Stated goal. Please give back word for word the lines below, from the first one through the one with "11.7, 11.25, 10.4, 9.38, 9.85, 11.0, 12.3];".

Data extract.
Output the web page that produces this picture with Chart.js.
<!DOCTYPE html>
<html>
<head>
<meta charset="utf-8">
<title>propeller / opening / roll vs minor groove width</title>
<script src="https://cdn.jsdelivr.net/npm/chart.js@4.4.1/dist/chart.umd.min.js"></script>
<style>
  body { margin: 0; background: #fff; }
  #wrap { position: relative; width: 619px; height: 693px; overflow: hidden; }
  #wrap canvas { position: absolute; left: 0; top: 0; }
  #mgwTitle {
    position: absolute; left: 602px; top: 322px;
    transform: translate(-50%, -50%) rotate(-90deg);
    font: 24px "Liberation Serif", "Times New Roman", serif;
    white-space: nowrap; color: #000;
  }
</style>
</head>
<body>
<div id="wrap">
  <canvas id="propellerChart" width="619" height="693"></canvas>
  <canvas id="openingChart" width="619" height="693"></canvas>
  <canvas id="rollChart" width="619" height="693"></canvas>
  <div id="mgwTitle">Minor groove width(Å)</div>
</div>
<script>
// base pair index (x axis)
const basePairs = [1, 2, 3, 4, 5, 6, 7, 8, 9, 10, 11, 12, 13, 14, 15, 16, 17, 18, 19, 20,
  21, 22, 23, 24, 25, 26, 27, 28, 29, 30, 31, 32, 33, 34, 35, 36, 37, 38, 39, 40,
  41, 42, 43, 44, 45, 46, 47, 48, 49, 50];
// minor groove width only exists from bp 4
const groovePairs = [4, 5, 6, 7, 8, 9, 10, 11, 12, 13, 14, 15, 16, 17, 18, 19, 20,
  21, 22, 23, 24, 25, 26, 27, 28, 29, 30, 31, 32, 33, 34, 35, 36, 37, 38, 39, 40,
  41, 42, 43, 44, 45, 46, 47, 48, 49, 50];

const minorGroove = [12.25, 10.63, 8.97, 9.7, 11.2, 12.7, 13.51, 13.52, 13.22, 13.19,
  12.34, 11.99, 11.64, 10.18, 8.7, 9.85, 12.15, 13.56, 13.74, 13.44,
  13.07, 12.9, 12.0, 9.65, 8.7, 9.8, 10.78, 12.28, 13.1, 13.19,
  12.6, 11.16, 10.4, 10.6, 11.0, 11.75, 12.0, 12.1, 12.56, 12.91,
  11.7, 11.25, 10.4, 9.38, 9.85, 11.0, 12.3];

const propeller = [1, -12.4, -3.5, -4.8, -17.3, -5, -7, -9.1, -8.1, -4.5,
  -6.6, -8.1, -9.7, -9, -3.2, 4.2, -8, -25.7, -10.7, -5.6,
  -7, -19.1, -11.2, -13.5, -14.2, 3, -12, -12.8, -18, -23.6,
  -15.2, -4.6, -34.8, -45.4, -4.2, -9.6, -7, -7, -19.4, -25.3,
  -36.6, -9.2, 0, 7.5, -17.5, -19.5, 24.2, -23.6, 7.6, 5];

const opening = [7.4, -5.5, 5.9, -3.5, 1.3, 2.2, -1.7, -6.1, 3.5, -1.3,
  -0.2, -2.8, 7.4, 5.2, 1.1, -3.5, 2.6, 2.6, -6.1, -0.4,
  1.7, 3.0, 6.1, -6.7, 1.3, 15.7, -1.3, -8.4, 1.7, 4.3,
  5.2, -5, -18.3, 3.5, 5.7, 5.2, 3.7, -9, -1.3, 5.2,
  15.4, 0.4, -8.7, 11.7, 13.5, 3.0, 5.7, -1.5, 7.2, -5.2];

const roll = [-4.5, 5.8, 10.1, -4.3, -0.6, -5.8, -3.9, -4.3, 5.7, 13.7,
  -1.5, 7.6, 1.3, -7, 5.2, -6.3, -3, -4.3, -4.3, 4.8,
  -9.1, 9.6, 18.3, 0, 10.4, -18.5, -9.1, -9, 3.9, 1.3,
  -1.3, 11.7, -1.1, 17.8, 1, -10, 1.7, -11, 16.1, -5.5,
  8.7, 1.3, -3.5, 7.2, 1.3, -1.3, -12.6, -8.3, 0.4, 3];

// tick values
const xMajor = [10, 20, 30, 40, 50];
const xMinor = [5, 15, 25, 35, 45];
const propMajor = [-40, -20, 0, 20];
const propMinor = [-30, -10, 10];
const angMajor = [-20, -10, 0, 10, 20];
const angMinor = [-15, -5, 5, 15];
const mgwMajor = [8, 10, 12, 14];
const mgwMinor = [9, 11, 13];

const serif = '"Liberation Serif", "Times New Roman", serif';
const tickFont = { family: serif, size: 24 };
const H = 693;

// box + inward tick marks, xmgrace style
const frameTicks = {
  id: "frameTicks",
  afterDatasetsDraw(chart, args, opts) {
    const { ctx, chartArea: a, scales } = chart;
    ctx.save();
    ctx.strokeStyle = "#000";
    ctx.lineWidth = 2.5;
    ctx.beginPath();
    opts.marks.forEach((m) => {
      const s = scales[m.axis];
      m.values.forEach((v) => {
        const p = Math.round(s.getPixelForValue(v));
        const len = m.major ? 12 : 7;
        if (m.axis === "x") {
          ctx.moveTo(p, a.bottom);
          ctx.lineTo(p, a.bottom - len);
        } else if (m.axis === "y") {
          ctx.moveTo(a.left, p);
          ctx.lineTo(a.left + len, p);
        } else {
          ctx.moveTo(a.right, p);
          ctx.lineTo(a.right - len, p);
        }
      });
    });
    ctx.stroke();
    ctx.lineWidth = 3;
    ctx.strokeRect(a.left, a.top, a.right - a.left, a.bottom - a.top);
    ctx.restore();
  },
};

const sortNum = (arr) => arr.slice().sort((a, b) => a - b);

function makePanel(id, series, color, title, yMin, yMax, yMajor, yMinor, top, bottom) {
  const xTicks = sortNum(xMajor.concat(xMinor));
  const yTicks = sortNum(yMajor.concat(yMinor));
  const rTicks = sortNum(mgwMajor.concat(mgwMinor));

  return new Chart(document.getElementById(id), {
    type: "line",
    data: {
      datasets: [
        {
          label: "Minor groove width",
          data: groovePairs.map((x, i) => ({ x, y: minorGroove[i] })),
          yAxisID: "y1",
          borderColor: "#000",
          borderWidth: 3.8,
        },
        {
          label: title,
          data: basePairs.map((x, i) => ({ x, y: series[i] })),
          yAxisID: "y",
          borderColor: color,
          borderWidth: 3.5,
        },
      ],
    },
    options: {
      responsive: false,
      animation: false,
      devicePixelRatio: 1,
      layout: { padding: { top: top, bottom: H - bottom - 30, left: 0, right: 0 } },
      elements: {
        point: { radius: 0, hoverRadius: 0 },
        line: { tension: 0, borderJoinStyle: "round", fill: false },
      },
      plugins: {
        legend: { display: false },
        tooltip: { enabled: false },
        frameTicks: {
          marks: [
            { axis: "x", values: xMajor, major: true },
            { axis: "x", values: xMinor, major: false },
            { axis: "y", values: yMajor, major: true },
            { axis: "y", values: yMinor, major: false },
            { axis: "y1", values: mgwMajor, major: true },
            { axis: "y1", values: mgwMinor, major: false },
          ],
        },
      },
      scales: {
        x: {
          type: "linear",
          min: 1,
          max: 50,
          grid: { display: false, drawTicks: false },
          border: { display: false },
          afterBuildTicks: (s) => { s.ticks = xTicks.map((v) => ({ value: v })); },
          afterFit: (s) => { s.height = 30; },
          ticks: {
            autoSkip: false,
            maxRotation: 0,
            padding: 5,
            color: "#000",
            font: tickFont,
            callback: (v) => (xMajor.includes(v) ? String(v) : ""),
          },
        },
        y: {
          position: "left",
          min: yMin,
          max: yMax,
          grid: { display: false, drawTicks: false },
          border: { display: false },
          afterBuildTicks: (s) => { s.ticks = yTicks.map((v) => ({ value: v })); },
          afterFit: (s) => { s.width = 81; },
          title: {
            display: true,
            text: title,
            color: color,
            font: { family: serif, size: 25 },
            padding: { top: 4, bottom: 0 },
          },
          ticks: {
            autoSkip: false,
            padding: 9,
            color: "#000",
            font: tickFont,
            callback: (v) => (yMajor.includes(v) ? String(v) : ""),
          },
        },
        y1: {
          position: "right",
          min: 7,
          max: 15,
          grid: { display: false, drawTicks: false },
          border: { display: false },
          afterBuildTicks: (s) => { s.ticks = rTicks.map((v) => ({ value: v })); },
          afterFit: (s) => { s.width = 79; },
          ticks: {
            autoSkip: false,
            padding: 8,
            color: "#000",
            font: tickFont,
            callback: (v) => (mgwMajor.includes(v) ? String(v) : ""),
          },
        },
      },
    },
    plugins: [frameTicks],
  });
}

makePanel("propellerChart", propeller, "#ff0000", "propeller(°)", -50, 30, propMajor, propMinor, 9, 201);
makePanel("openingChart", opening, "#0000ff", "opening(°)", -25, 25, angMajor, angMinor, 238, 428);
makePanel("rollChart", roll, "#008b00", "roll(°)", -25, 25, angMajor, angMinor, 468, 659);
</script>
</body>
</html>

Full answer.
Output the web page that produces this picture with Chart.js.
<!DOCTYPE html>
<html>
<head>
<meta charset="utf-8">
<title>propeller / opening / roll vs minor groove width</title>
<script src="https://cdn.jsdelivr.net/npm/chart.js@4.4.1/dist/chart.umd.min.js"></script>
<style>
  body { margin: 0; background: #fff; }
  #wrap { position: relative; width: 619px; height: 693px; overflow: hidden; }
  #wrap canvas { position: absolute; left: 0; top: 0; }
  #mgwTitle {
    position: absolute; left: 602px; top: 322px;
    transform: translate(-50%, -50%) rotate(-90deg);
    font: 24px "Liberation Serif", "Times New Roman", serif;
    white-space: nowrap; color: #000;
  }
</style>
</head>
<body>
<div id="wrap">
  <canvas id="propellerChart" width="619" height="693"></canvas>
  <canvas id="openingChart" width="619" height="693"></canvas>
  <canvas id="rollChart" width="619" height="693"></canvas>
  <div id="mgwTitle">Minor groove width(Å)</div>
</div>
<script>
// base pair index (x axis)
const basePairs = [1, 2, 3, 4, 5, 6, 7, 8, 9, 10, 11, 12, 13, 14, 15, 16, 17, 18, 19, 20,
  21, 22, 23, 24, 25, 26, 27, 28, 29, 30, 31, 32, 33, 34, 35, 36, 37, 38, 39, 40,
  41, 42, 43, 44, 45, 46, 47, 48, 49, 50];
// minor groove width only exists from bp 4
const groovePairs = [4, 5, 6, 7, 8, 9, 10, 11, 12, 13, 14, 15, 16, 17, 18, 19, 20,
  21, 22, 23, 24, 25, 26, 27, 28, 29, 30, 31, 32, 33, 34, 35, 36, 37, 38, 39, 40,
  41, 42, 43, 44, 45, 46, 47, 48, 49, 50];

const minorGroove = [12.25, 10.63, 8.97, 9.7, 11.2, 12.7, 13.51, 13.52, 13.22, 13.19,
  12.34, 11.99, 11.64, 10.18, 8.7, 9.85, 12.15, 13.56, 13.74, 13.44,
  13.07, 12.9, 12.0, 9.65, 8.7, 9.8, 10.78, 12.28, 13.1, 13.19,
  12.6, 11.16, 10.4, 10.6, 11.0, 11.75, 12.0, 12.1, 12.56, 12.91,
  11.7, 11.25, 10.4, 9.38, 9.85, 11.0, 12.3];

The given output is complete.